↓

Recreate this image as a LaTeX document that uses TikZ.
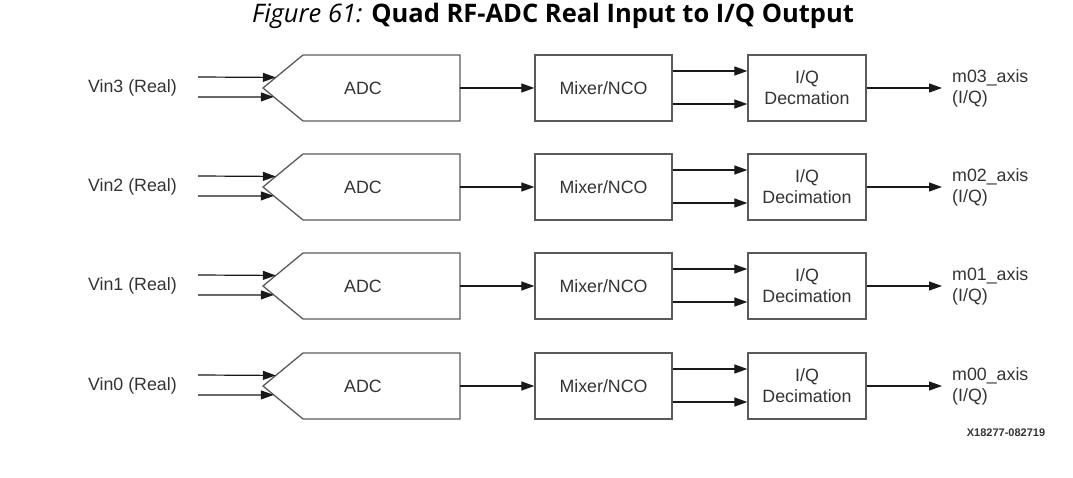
\documentclass[tikz,border=0pt]{standalone}
\usepackage{fontspec}
\setmainfont{Liberation Sans}
\newfontfamily\titlefont{Open Sans}
\usetikzlibrary{arrows.meta,calc}
\definecolor{boxgray}{HTML}{5A5A5A}
\definecolor{txt}{HTML}{333333}
\begin{document}
\begin{tikzpicture}[x=1pt,y=-1pt,
  box/.style={draw=boxgray, line width=1.3pt, minimum height=66pt, inner sep=0pt,
    font=\fontsize{17.8}{21}\selectfont, text=txt, align=center},
  lbl/.style={font=\fontsize{17.8}{21}\selectfont, text=txt, inner sep=0pt},
  arr/.style={draw=black!90, line width=1.2pt, -{Triangle[length=13pt,width=9pt]}},
  adcline/.style={draw=boxgray, line width=1.3pt, line join=miter}]
\useasboundingbox (0,0) rectangle (1073,478);
\node[font=\titlefont\fontsize{25.5}{30}\selectfont, inner sep=0pt] (title) at (553,15.5)
  {\textit{Figure 61:} \textbf{Quad RF-ADC Real Input to I/Q Output}};
\foreach \y/\n/\iq in {88/3/Decmation, 187/2/Decimation, 286/1/Decimation, 386/0/Decimation}{
  % ADC pentagon
  \coordinate (tip\n) at (263,\y);
  \coordinate (tl\n) at (303,\y-33);
  \coordinate (tr\n) at (460,\y-33);
  \coordinate (br\n) at (460,\y+33);
  \coordinate (bl\n) at (303,\y+33);
  \draw[adcline] (tip\n) -- (tl\n) -- (tr\n) -- (br\n) -- (bl\n) -- cycle;
  \node[lbl] (adc\n) at (363,\y) {ADC};
  \coordinate (adcout\n) at (460,\y);
  % inputs
  \coordinate (ina\n) at ($(tip\n)!0.32!(tl\n)$);
  \coordinate (inb\n) at ($(tip\n)!0.27!(bl\n)$);
  \coordinate (sa\n) at (198,\y-11);
  \coordinate (sb\n) at (198,\y+9);
  \draw[arr] (sa\n) -- (ina\n);
  \draw[arr] (sb\n) -- (inb\n);
  \node[lbl, anchor=east] (vin\n) at (177,\y) {Vin\n\ (Real)};
  % mixer
  \node[box, minimum width=137pt] (mix\n) at (603.5,\y) {Mixer/NCO};
  \draw[arr] (adcout\n) -- (mix\n.west);
  % IQ decimation
  \node[box, minimum width=118pt] (iq\n) at (807,\y) {I/Q\\\iq};
  \draw[arr] ($(mix\n.east)+(0,-17)$) -- ($(iq\n.west)+(0,-17)$);
  \draw[arr] ($(mix\n.east)+(0,16)$) -- ($(iq\n.west)+(0,16)$);
  % output
  \coordinate (out\n) at (942,\y);
  \draw[arr] (iq\n.east) -- (out\n);
  \node[lbl, anchor=west, align=left] (lab\n) at (952,\y) {m0\n\_axis\\(I/Q)};
}
\node[font=\fontsize{11}{13}\selectfont\bfseries, text=txt, inner sep=0pt] (code) at (1006,433) {X18277-082719};
\end{tikzpicture}
\end{document}
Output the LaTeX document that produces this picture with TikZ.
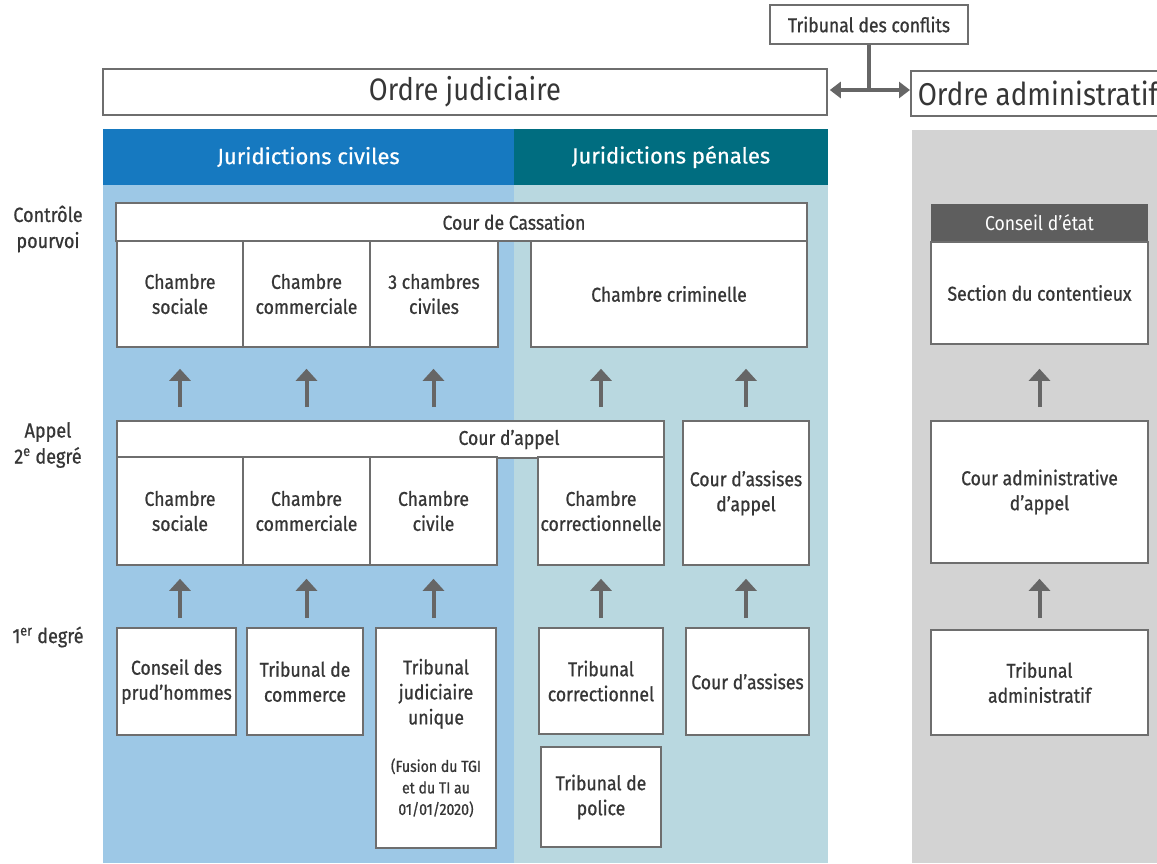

↑

Exercise requirements
Lines containing the word "LaTeX" must all be returned from the material above.

Task output
Recreate this image as a LaTeX document that uses TikZ.
Output the LaTeX document that produces this picture with TikZ.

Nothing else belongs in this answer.